Walking at a self-paced velocity might reflect the tuning of walking velocity (through cadence and/or stride length) to the global body dynamics in order to minimize energy consumption by utilizing the energy stored in the body (Holt et al., 1991). The elastic rebound of the body that occurs with each step may play a role in the efficient exchange of kinetic and potential energy by the center of mass, as has been reported in running (Schepens et al., 1998) and walking (Biewener, 2006). Interestingly, symmetry of the GRF peaks, minimum energy consumption and minimum walking variability all occur at the self-paced velocity of 1.3 m s⁻¹ (Burdett et al., 1983; Zarrugh et al., 1974, Breit et al., 1997; Jordan et al., 2007).

During walking, the characteristics of body structure (i.e. the spatial relationships between body segments) provides sufficient stiffness to prevent structural collapse and sufficient damping for both planned (voluntary) and unplanned (reflex) interactions with the structure’s environment. Thus, muscle activation patterns may emerge through the training of neural and biomechanical network specific for a movement tasks that utilizes the body dynamics most optimal for the given task; rather than result from a series of net torque generations at the joints created to counteract external forces acting on a body.

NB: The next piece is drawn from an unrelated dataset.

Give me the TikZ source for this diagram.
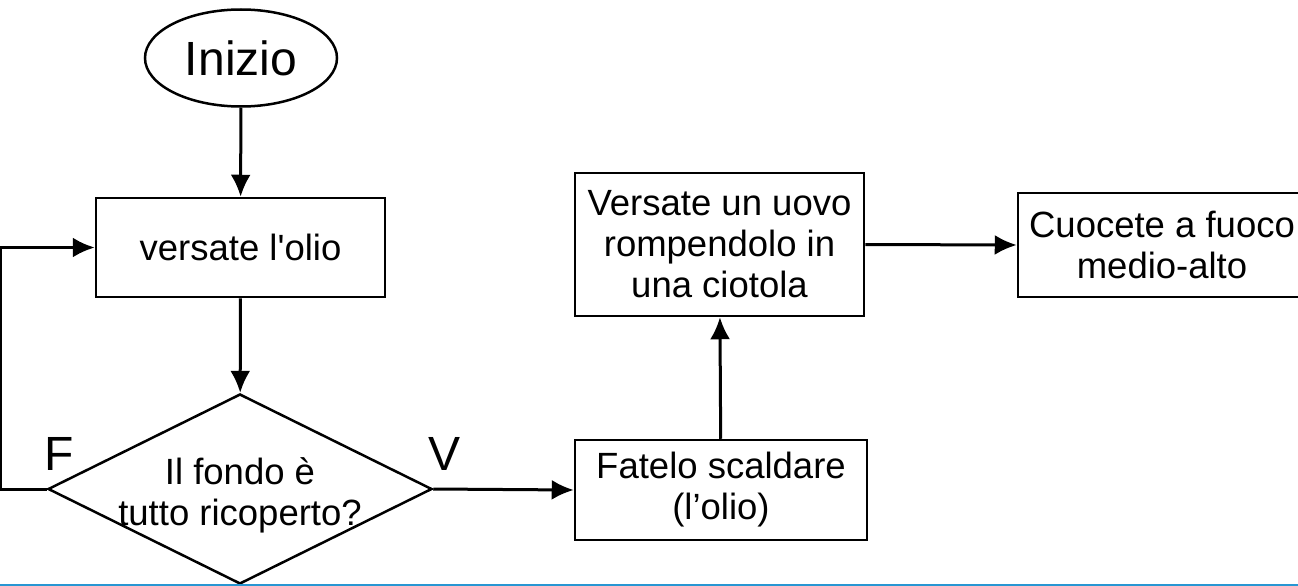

Alexander (2005) estimated that a family of robots modeling the utilization of body dynamics (so-called “passive walkers”) exhibited a more energetically-similar cost of walking to human beings to than robots propelled by generating torque at the level of the each joint. This concept is compelling, particularly when interpretation using inverse dynamics fails; for example, when co-activation of antagonistic muscles is present, which would lead to zero net torques at a joint. This concept might also lend explanation to the commonly-reported activation of plantarflexors muscles during the terminal stance phase of walking (Winter, 1990), which may be a way to decrease the ξ at terminal stance and equalize the two peaks of GRF - in sum, to ensure a constant energy flow. A neural block of the gastrocnemius muscle (major ankle plantarflexor) tends to decrease, but not eliminate the second peak of GRF (Sutherland, 1980), and plantarflexors’ role in propulsion has been reported to be minor, (Michel and Do, 2002) even in gait initiation.

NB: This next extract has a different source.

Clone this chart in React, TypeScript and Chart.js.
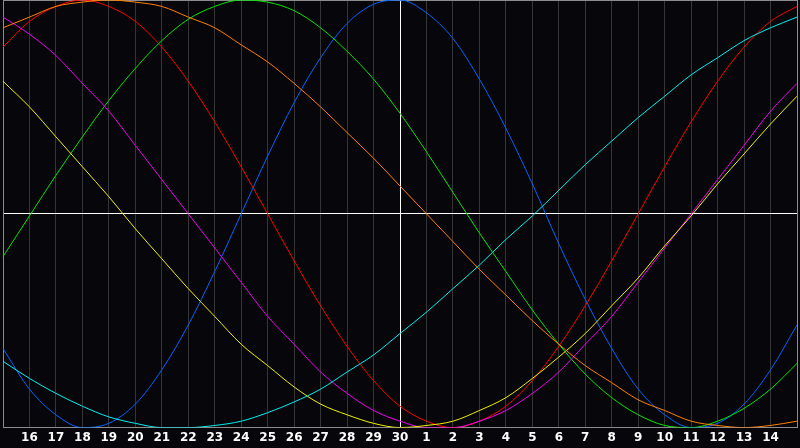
import React, { useEffect, useRef } from 'react';
import { Chart, registerables } from 'chart.js';

Chart.register(...registerables);

// Day labels: index 0 and 30 are the 15th (unlabelled edges)
const dayLabels = ['', '16', '17', '18', '19', '20', '21', '22', '23', '24', '25', '26', '27', '28', '29', '30',
  '1', '2', '3', '4', '5', '6', '7', '8', '9', '10', '11', '12', '13', '14', ''];

// Blue (23-day)
const physical = [-63, -82, -94, -100, -98, -89, -73, -52, -27, 0, 27, 52, 73, 89, 98, 100,
  94, 82, 63, 40, 14, -14, -40, -63, -82, -94, -100, -98, -89, -73, -52];
// Red (28-day)
const emotional = [78, 90, 97, 100, 97, 90, 78, 62, 43, 22, 0, -22, -43, -62, -78, -90,
  -97, -100, -97, -90, -78, -62, -43, -22, 0, 22, 43, 62, 78, 90, 97];
// Green (33-day)
const intellectual = [-20, -1, 18, 36, 53, 68, 81, 91, 97, 100, 99, 95, 87, 76, 63, 47,
  29, 10, -9, -27, -45, -61, -75, -86, -94, -99, -100, -97, -91, -82, -70];
// Magenta (38-day)
const intuitive = [92, 84, 74, 61, 48, 32, 16, 0, -16, -32, -48, -61, -74, -84, -92, -97,
  -100, -100, -97, -92, -84, -74, -61, -48, -32, -16, 0, 16, 32, 48, 61];
// Yellow (43-day)
const aesthetic = [62, 50, 36, 22, 8, -7, -21, -35, -48, -61, -71, -81, -89, -94, -98, -100,
  -99, -97, -92, -86, -77, -67, -56, -43, -30, -15, -1, 14, 28, 42, 55];
// Orange (48-day)
const awareness = [87, 92, 97, 99, 100, 99, 97, 92, 87, 79, 71, 61, 50, 38, 26, 13,
  0, -13, -26, -38, -50, -61, -71, -79, -87, -92, -97, -99, -100, -99, -97];
// Cyan (53-day)
const spiritual = [-69, -77, -84, -90, -95, -98, -100, -100, -99, -97, -93, -88, -82, -74, -66, -56,
  -46, -35, -24, -12, -1, 11, 23, 34, 45, 55, 65, 73, 81, 87, 92];

const FRAME = '#8c8c8c';
const GRID = '#363636';
const BG = '#07070b';

export default function App() {
  const ref = useRef<HTMLCanvasElement>(null);

  useEffect(() => {
    if (!ref.current) return;
    const mk = (label: string, data: number[], color: string) => ({
      label,
      data,
      borderColor: color,
      backgroundColor: color,
      borderWidth: 1,
      pointRadius: 0,
      cubicInterpolationMode: 'monotone' as const,
      fill: false,
    });
    const chart = new Chart(ref.current, {
      type: 'line',
      data: {
        labels: dayLabels,
        datasets: [
          mk('Spiritual', spiritual, '#00f0f0'),
          mk('Awareness', awareness, '#ff8000'),
          mk('Aesthetic', aesthetic, '#f0f000'),
          mk('Intuitive', intuitive, '#f000f0'),
          mk('Intellectual', intellectual, '#00e600'),
          mk('Emotional', emotional, '#ff0000'),
          mk('Physical', physical, '#0066ff'),
        ],
      },
      options: {
        responsive: false,
        animation: false,
        layout: { padding: { left: 0, right: 1, top: 0, bottom: 0 } },
        plugins: {
          legend: { display: false },
          tooltip: { enabled: false },
        },
        scales: {
          x: {
            type: 'category',
            offset: false,
            border: { display: true, color: FRAME, width: 1 },
            grid: {
              drawTicks: false,
              color: (ctx: any) =>
                ctx.index === 15 ? '#ffffff' : ctx.index === 0 || ctx.index === 30 ? FRAME : GRID,
              lineWidth: 1,
            },
            ticks: {
              autoSkip: false,
              maxRotation: 0,
              minRotation: 0,
              padding: 3,
              color: '#ffffff',
              font: { family: 'DejaVu Sans', size: 12, weight: 'bold' },
            },
          },
          y: {
            min: -100,
            max: 100,
            border: { display: true, color: FRAME, width: 1 },
            grid: {
              drawTicks: false,
              color: (ctx: any) =>
                ctx.tick && ctx.tick.value === 0 ? '#ffffff' : FRAME,
              lineWidth: 1,
            },
            ticks: { display: false, stepSize: 100 },
          },
        },
      },
    });
    return () => chart.destroy();
  }, []);

  return (
    <div style={{ position: 'fixed', left: 0, top: 0, width: 800, height: 448, background: BG }}>
      <canvas ref={ref} width={800} height={448} style={{ display: 'block' }} />
    </div>
  );
}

Some clinical observations support the view that the central gait generator may be driven by body dynamics through peripheral inputs from proprioceptors rather than by a robust central drive (Grillner, 2006). For example, various clinical conditions that affect body dynamics at the ankle joint (e.g., talipes equinus seen in cerebral palsy, foot drop secondary to tibial nerve or other nervous system damage, ankle fusion surgery, artificial limbs) result in abnormal gait patterns and the shape of GRF. Cook et al. (1997) showed that knee restriction using a stiff brace resulted in decreased time T between the peaks of the vertical GRF, and that foot equinus in patients with cerebral palsy often results in a third oscillation. The decrease in cadence observed when an artificial foot is loaded with additional mass may be a reflection of optimization in response to changing leg dynamics (Donn et al., 1989).

Changes in gait parameters secondary to the particular disease may thus be considered as an optimal tuning (adaptation) to abnormal body dynamics. Wagenaar and Van Emmerik (1994) suggested that identification of body dynamics and the ability of a patient to facilitate transition into new movement patterns are crucial for effective therapy. Perhaps one way to improve the abnormal kinematics patterns observed during pathological gait would be to ensure that the comprehensive treatment include steps to compensate for abnormal body dynamics. Any attempt to train a repetitive movement pattern without addressing the abnormal body dynamics may not be effective long term. Such optimization of gait patterns to body dynamics has been suggested for children with cerebral palsy by Jeng et al. (1996) and for patients with other movement disorders by Wagenaar and Van Emmerik (1994). Future studies should clarify if the long term effect of training that incorporates dynamic (mechanical network) changes is indeed advantageous over training that is based solely on the emergence of neural networks.